The convention, adopted in the Iranian city of Ramsar nearly a half-century ago, yesterday issued its first-ever global report on the state of the world's wetlands.
The 88-page report found that around 35 percent of wetlands -- which include lakes, rivers, marshes and peatlands, as well as coastal and marine areas like lagoons, mangroves and coral reefs -- were lost between 1970 and 2015.
Today, wetlands cover more than 12 million square kilometres (4.6 million square miles), the report said, warning that the annual rates of loss had accelerated since 2000.
"We are losing wetlands three times faster than forests," Rojas Urrego said, describing the Global Wetland Outlook report as a "red flag".

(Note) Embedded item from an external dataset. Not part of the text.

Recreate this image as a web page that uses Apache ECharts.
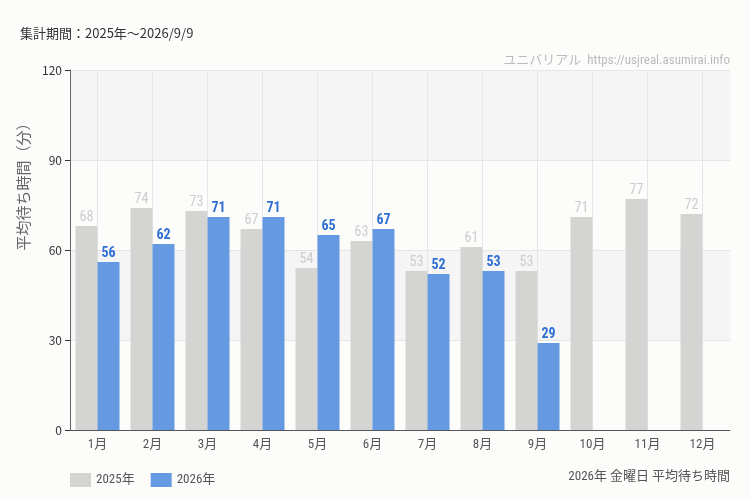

While the world has been increasingly focused on global warming and its impact on oceans and forests, the Ramsar Convention said wetlands remain "dangerously undervalued".
Yesterday's report, released in advance of a meeting of the parties to the convention in Dubai next month, stressed the importance of wetlands to all life on Earth.
Directly or indirectly, they provide almost all of the world's consumption of freshwater and more than 40 percent of all species live and breed in wetlands.